• Exercise objective
Set down the data below from its first line to the line holding "YAxis, CartesianGrid, Legend", inclusive; omit all pictures.

• Collected data

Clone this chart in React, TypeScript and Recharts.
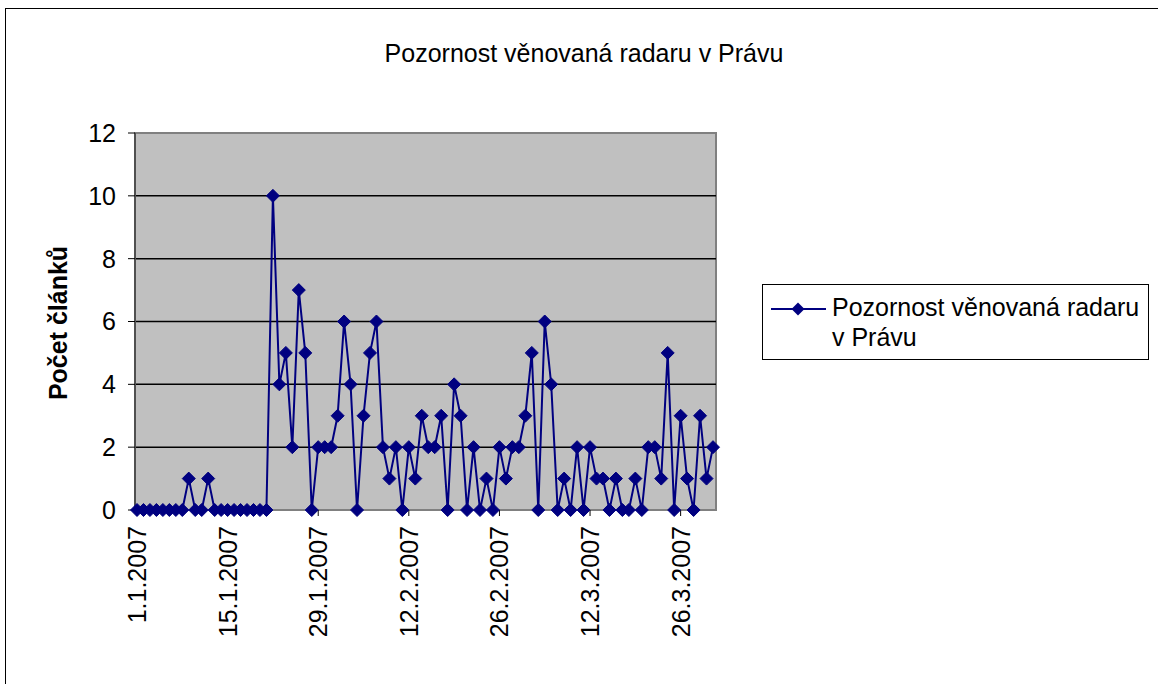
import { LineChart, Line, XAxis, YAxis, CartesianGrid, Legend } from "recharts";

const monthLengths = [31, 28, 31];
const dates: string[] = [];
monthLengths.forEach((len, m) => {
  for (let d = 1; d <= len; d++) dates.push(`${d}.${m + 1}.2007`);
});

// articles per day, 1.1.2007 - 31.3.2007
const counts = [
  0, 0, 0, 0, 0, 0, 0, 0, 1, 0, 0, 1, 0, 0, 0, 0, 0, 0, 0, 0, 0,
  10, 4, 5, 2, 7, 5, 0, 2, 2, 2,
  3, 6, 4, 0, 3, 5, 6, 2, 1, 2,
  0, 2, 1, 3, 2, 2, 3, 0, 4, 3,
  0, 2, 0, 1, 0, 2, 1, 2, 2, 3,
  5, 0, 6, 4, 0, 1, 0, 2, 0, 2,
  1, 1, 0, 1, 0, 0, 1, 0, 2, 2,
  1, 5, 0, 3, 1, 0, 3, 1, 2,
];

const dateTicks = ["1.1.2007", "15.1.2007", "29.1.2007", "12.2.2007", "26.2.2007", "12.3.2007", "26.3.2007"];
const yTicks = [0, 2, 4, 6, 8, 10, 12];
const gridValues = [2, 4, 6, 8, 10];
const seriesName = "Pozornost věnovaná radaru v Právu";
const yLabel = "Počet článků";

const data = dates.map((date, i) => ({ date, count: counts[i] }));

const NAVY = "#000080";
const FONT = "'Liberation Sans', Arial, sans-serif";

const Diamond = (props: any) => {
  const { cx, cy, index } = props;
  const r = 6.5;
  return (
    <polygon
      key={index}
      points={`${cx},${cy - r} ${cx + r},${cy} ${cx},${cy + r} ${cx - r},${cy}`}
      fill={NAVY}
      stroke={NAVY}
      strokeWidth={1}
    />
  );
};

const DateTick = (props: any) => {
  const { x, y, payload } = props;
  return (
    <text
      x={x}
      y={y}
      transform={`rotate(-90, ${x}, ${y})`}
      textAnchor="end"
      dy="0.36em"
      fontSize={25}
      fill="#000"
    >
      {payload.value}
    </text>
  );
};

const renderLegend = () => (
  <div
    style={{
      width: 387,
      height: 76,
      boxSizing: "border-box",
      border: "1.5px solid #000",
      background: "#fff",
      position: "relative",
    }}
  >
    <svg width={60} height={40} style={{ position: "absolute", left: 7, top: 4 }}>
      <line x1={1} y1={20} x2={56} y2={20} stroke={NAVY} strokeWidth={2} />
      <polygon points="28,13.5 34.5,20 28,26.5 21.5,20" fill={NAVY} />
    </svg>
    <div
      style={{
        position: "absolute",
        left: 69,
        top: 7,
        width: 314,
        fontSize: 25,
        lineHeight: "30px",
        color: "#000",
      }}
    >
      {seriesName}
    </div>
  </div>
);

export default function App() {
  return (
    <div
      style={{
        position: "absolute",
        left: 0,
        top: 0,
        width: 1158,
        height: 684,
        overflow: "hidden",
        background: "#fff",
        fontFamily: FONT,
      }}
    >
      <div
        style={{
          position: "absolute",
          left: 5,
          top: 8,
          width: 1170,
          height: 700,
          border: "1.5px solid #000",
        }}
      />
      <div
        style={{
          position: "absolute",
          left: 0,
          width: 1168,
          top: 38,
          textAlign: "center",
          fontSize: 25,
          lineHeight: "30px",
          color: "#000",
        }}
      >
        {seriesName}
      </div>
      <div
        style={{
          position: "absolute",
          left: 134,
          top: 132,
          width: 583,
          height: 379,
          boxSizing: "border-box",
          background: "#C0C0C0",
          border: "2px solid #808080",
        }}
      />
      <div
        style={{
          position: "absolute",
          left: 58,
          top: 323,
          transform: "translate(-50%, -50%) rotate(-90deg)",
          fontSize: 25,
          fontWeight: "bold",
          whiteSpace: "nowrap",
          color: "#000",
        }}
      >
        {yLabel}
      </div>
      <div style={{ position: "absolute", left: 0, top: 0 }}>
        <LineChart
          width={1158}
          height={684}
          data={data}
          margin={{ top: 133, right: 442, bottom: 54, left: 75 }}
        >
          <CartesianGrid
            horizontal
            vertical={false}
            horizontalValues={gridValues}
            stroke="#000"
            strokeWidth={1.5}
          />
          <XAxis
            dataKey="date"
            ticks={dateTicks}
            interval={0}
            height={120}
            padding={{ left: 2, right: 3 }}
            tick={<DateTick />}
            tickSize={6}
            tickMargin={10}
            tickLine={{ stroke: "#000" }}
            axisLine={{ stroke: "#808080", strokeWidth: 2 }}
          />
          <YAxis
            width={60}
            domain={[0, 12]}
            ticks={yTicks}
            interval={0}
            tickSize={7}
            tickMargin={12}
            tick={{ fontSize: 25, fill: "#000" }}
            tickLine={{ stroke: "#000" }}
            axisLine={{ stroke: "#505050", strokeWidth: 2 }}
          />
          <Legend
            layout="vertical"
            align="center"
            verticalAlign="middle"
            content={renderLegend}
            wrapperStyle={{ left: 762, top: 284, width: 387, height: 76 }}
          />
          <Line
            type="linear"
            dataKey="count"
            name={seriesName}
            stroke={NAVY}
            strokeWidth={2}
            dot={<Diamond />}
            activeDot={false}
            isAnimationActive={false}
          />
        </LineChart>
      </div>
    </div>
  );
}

• Expected output
Clone this chart in React, TypeScript and Recharts.
import { LineChart, Line, XAxis, YAxis, CartesianGrid, Legend } from "recharts";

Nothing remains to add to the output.